The core personal consumption expenditure, which is considered the Federal Reserve’s preferred measure of inflation rose by 0.3 percent in February, down from a 0.4 percent increase in January. The data comes as the US economy continues to show resilience, with hotter than expected inflation remaining sticky, and a robust labor market continues to pressure Fed officials into revising the interest rate forecasts for the year. The greenback ended the week closing at 104.487.

Canada

Canada’s m/m GDP exceeds expectations

Canada’s January GDP was up by 0.6 percent, beating forecasts of 0.4 percent. The growth was described by Statistics Canada as a broad-based expansion in the economy, led by a bounce back in education services. The Canadian Dollar was last seen trading at 1.3540.
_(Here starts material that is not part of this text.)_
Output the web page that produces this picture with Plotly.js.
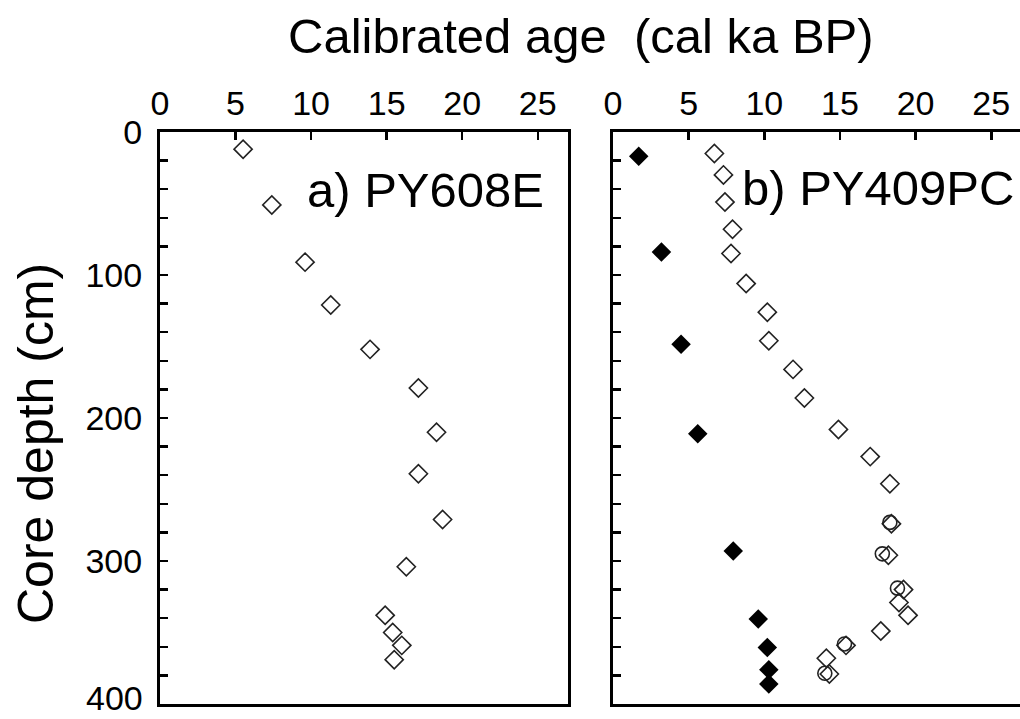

German retail sales decline in February

The latest publication by the Federal Statistical Office of Germany shows a sharp decline in retail sales in February. Where sales volume declined by 1.9 percent m/m. The drop was well below expectations of a 0.4 percent rise in the figure, as well as the previous month’s figure of a 0.3 percent decline. Declines were seen in products like food which fell by 1.7 percent, as well as online sales which dropped by 2.8 percent for the month. As lower industrial production weighed on GDP, the retail sales news release further lowered hopes for the economy to register growth in the first quarter.

The Euro ended the week last trading at 1.0767.

Asia-Pacific

Japan’s Tokyo Core CPI in Line with Expectations in March

Core inflation in Japan Softened slightly in March while remaining in line with markets expectations. The Tokyo core CPI figure eased slightly to 2.4 percent, from the previous February figure of 2.5 percent. Meanwhile, overall inflation was seen rising slightly to 2.6 percent from 2.5 percent in the previous month. The figure supports the narrative that the BoJ will not tighten monetary policy further to control inflation. Where earlier in the month the BoJ raised its interest rates for the first time since 2007 to around 0 percent to 0.1 percent.

The USD/JPY pair closed the week trading at 151.34.

Australia CPI unchanged in March

Inflation has held steady in the latest CPI figure published by the Australian bureau of Statistics, where the year-over-year figure showed no change from the previous figure at 3.4 percent. Meanwhile, core CPI which excludes food and energy prices fell from 4.1 percent in January to 3.9 percent in March. The fall in the figure was attributed to a fall in holiday and accommodation prices, dropping by 1.3 percent, offsetting price rises in other categories. Reserve Bank of Australia’s governor, Michele Bullock, said the central bank needed “greater confidence that inflation will return to the target band in a reasonable timeframe and will stay there” before it would cut its cash rate.

Retail Sales in Australia rises slightly in February

Retail sales in Australia rose 0.3 percent month-over-month in February, slightly below expectations of a 0.4 percent increase. The increase was supported by increased consumer spending for the month. Meanwhile, inflation remained above the RBA’s target of 2 percent despite easing in 2023, with the latest CPI report showing the figure at 3.4 percent in February.

The AUD/USD pair was down for the week closing at 0.6522.